Frank Appel: China is, without a doubt, a really attractive market. But it is hardly the only one. Asia has much more to offer, and we have definitely not forgotten about the other countries in the region. We also have many growth opportunities in traditional markets. Consider the United States. We have invested heavily in our air hub in Cincinnati. We already have a much stronger position in North America than is widely recognized. And we are intensively working to exploit the huge potential that we see in international express shipments to and from North America.
Let's return to today's situation for a moment. Your third-quarter results were not as strong as the overall results have been in the recent past. Group revenues did indeed grow. But you were unable to maintain your third-quarter EBIT at the previous year's level. Why?

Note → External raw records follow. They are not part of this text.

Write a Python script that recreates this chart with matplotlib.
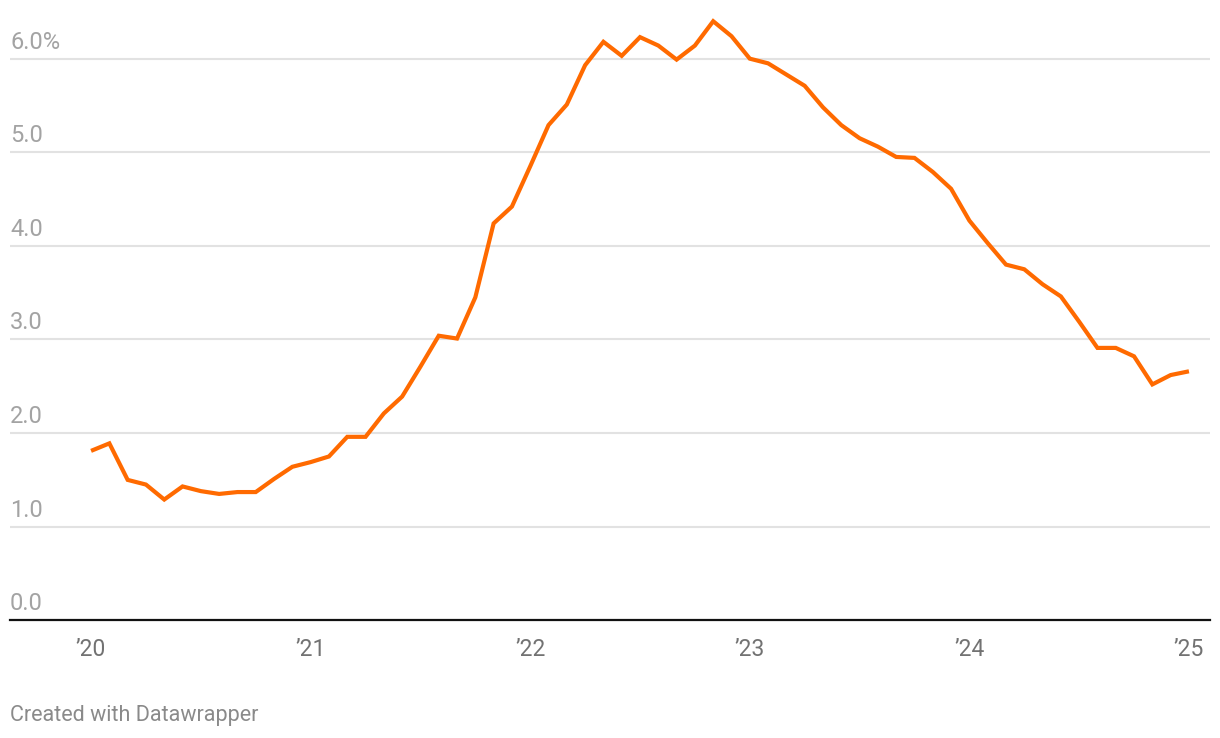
import matplotlib
matplotlib.use("Agg")
import matplotlib.pyplot as plt

plt.rcParams['font.family'] = ['Roboto', 'DejaVu Sans']

# Monthly values, Jan 2020 .. Jan 2025 (percent)
values = [
    1.81, 1.89, 1.50, 1.45, 1.29, 1.43, 1.38, 1.35, 1.37, 1.37, 1.51, 1.64,   # 2020
    1.69, 1.75, 1.96, 1.96, 2.21, 2.39, 2.71, 3.04, 3.01, 3.45, 4.24, 4.42,   # 2021
    4.85, 5.29, 5.51, 5.93, 6.18, 6.03, 6.23, 6.14, 5.99, 6.14, 6.40, 6.24,   # 2022
    6.00, 5.95, 5.83, 5.71, 5.48, 5.29, 5.15, 5.06, 4.95, 4.94, 4.79, 4.61,   # 2023
    4.27, 4.03, 3.80, 3.75, 3.59, 3.46, 3.19, 2.91, 2.91, 2.82, 2.52, 2.62,   # 2024
    2.66,                                                                     # 2025
]
x_tick_labels = ["\u201920", "\u201921", "\u201922", "\u201923", "\u201924", "\u201925"]
y_ticks = [0, 1, 2, 3, 4, 5, 6]
y_tick_labels = ["0.0", "1.0", "2.0", "3.0", "4.0", "5.0", "6.0%"]
footer = "Created with Datawrapper"

W, H = 1220, 738
fig = plt.figure(figsize=(W / 100, H / 100), dpi=100)
ax_left, ax_right = 10 / W, 1210 / W
ax_bottom = 1 - 620.3 / H
ax_top = 1 - 2.5 / H
ax = fig.add_axes([ax_left, ax_bottom, ax_right - ax_left, ax_top - ax_bottom])

months = list(range(len(values)))
ax.plot(months, values, color="#ff6a00", lw=3.0, solid_joinstyle="miter",
        solid_capstyle="butt", zorder=3)

ax.set_xlim(-4.43, 61.15)
ax.set_ylim(0, 6.6)

for s in ax.spines.values():
    s.set_visible(False)
ax.set_yticks([])
ax.set_xticks([])

for yv, lab in zip(y_ticks, y_tick_labels):
    if yv > 0:
        ax.axhline(yv, color="#e2e2e2", lw=1.5, zorder=1)
    ax.annotate(lab, xy=(0, yv), xycoords=("axes fraction", "data"),
                xytext=(0, 5), textcoords="offset pixels",
                ha="left", va="bottom", fontsize=17, color="#a3a3a3")

ax.axhline(0, color="#111111", lw=1.6, zorder=4, clip_on=False)

for k, lab in enumerate(x_tick_labels):
    ax.annotate(lab, xy=(k * 12, 0), xycoords="data",
                xytext=(0, -18), textcoords="offset pixels",
                ha="center", va="top", fontsize=16.5, color="#727272")

fig.text(10 / W, 1 - 715 / H, footer, ha="left", va="center",
         fontsize=15.5, color="#8a8a8a")

fig.savefig("out.png", dpi=100, facecolor="white")
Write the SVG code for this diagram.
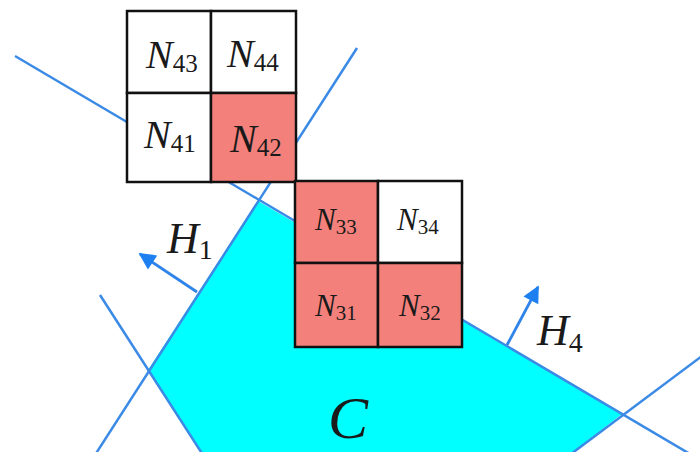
<svg xmlns="http://www.w3.org/2000/svg" width="700" height="452" viewBox="0 0 700 452">
<defs>
<style>
.ln{stroke:#3a8ae6;stroke-width:2.5;fill:none}
.ar{stroke:#2f84ea;stroke-width:2.8;fill:none}
.cell{stroke:#111;stroke-width:2.5}
.w{fill:#ffffff}
.r{fill:#f4807b}
.lbl{font-family:"Liberation Serif","Times New Roman",serif;font-style:italic;fill:#1a1a1a}
.sub{font-style:normal}
</style>
<marker id="ah" viewBox="0 0 10 10" refX="9" refY="5" markerWidth="7" markerHeight="6" markerUnits="strokeWidth" orient="auto">
<path d="M0,0 L10,5 L0,10 Z" fill="#1e80f0"/>
</marker>
</defs>
<rect width="700" height="452" fill="#ffffff"/>
<polygon id="C-region" points="258,201 148,370 201,452 573,452 622,414" fill="#00ffff"/>
<g id="connectors">
<line class="ln" x1="15" y1="56" x2="690" y2="454"/>
<line class="ln" x1="95" y1="455" x2="357" y2="48"/>
<line class="ln" x1="100" y1="295" x2="203" y2="455"/>
<line class="ln" x1="571" y1="454" x2="702" y2="356"/>
<line class="ar" x1="197" y1="292" x2="140" y2="254" marker-end="url(#ah)"/>
<line class="ar" x1="507" y1="345" x2="538" y2="287" marker-end="url(#ah)"/>
</g>
<g id="grid4">
<g id="N43"><rect class="cell w" x="127" y="11" width="84" height="82"/><text class="lbl" x="146" y="68" font-size="40">N<tspan class="sub" font-size="25" dy="4">43</tspan></text></g>
<g id="N44"><rect class="cell w" x="211" y="11" width="85" height="82"/><text class="lbl" x="227" y="67" font-size="40">N<tspan class="sub" font-size="25" dy="4">44</tspan></text></g>
<g id="N41"><rect class="cell w" x="127" y="93" width="84" height="89"/><text class="lbl" x="144" y="148" font-size="40">N<tspan class="sub" font-size="25" dy="4">41</tspan></text></g>
<g id="N42"><rect class="cell r" x="211" y="93" width="85" height="89"/><text class="lbl" x="230" y="152" font-size="40">N<tspan class="sub" font-size="25" dy="4">42</tspan></text></g>
</g>
<g id="grid3">
<g id="N33"><rect class="cell r" x="295" y="181" width="83" height="82"/><text class="lbl" x="315" y="230" font-size="31">N<tspan class="sub" font-size="21" dy="4">33</tspan></text></g>
<g id="N34"><rect class="cell w" x="378" y="181" width="84" height="82"/><text class="lbl" x="397" y="230" font-size="31">N<tspan class="sub" font-size="21" dy="4">34</tspan></text></g>
<g id="N31"><rect class="cell r" x="295" y="263" width="83" height="84"/><text class="lbl" x="315" y="316" font-size="31">N<tspan class="sub" font-size="21" dy="4">31</tspan></text></g>
<g id="N32"><rect class="cell r" x="378" y="263" width="84" height="84"/><text class="lbl" x="399" y="316" font-size="31">N<tspan class="sub" font-size="21" dy="4">32</tspan></text></g>
</g>
<g id="labels">
<text class="lbl" x="167" y="253" font-size="44">H<tspan class="sub" font-size="28" dy="6">1</tspan></text>
<text class="lbl" x="537" y="345" font-size="44">H<tspan class="sub" font-size="28" dy="7">4</tspan></text>
<text class="lbl" x="328" y="438" font-size="60">C</text>
</g>
</svg>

Frank Appel: In operational terms, the third quarter went satisfactorily overall, even if some areas were not as strong as they were in past quarters. In particular, the summer months were somewhat weaker, even at DHL. Nonetheless, we were still able to significantly increase our EBIT there. By contrast, we saw an EBIT decline in the MAIL division. While the general trend - strong growth in the parcel business and moderate declines in letter mail - remained intact, the third quarter is traditionally the weakest one each year. And this seasonal effect is being further intensified by the growing role of the parcel business.
In addition, our MAIL division's profitability was impacted by the new wage agreement, the loss of one workday compared with the previous year and the impact of the Neckermann bankruptcy. All in all after nine months, our Group is still slightly above the previous year's level and is well on its way to hitting its earnings target for the year.
Following the rather weak third quarter, you still have a lot of work to do if you are to hit this target. Are you placing all of your bets on the holiday season?
Frank Appel: It's no secret that the fourth quarter is particularly important and traditionally profitable for the MAIL division and, above all, its parcel business. We expect that this will again be the case in 2012. And for the DHL divisions we also project a strong fourth quarter. However, with the economic conditions becoming increasingly challenging, we will have to further intensify our efforts to reach our earnings target. But knowing what our company and our people are capable of accomplishing, I am able to confirm our guidance - which we have of course carefully reviewed in the wake of economic developments. The MAIL division is making good progress toward generating an EBIT of EUR 1 billion to EUR 1.1 billion. And for DHL, we continue to forecast earnings of about EUR 2 billion.
For the first time since 2009, you are not reporting any net liquidity. Rather, you have net debt. What do you plan to do about it?
Frank Appel: I would like to first note that the Group's financial situation remains very solid. The options at our disposal for financing our planned growth have not been restricted or reduced. When you examine our liquidity this year, you have to keep in mind that we ratcheted up our investments and that our cash position is being impacted by two special factors: a repayment of state aid totaling EUR 298 million and a subsequent VAT payment totaling EUR 482 million. Adjusted for the latter figure, our third quarter liquidity position would have climbed by around EUR 450 million. This demonstrates that our ability to generate funds from operations is fundamentally intact.
Because our fourth-quarter business is generally very strong, we expect to see a significantly lower level of net debt at the end of the year. Regardless of this, we will keep a close eye on this issue and increasingly focus in the months ahead on boosting the Group's cash generation. In the third quarter, we saw that improvements had already been made in working capital management. But there is still more room for improvement.
In 2012, you have been able to remain on course despite the headwinds. Where are you heading in the future?
Frank Appel: We expect our generally positive earnings trend in 2012 to continue in 2013. And that's why the goals we formulated in our "Strategy 2015" remain unchanged despite the volatile market environment: thanks to the cost-cutting measures and growth programs we have put in place, EBIT in the MAIL division should stabilize at at least EUR 1 billion, even though letter volume will continue to erode. In the DHL divisions, we expect EBIT to increase to between EUR 2.7 billion and EUR 2.9 billion by 2015. This adds up to an annual average growth rate of 13 percent to 15 percent between 2010 and 2015.
Taking into account the Corporate Center costs, which we plan to reduce to around EUR 350 million, we are working to generate Group EBIT of EUR 3.35 to EUR 3.55 billion by 2015. This is indeed ambitious, especially if the global economy does not accelerate again. However, even in this situation it is a stimulus for us to strengthen further to ensure success on the second half of our journey.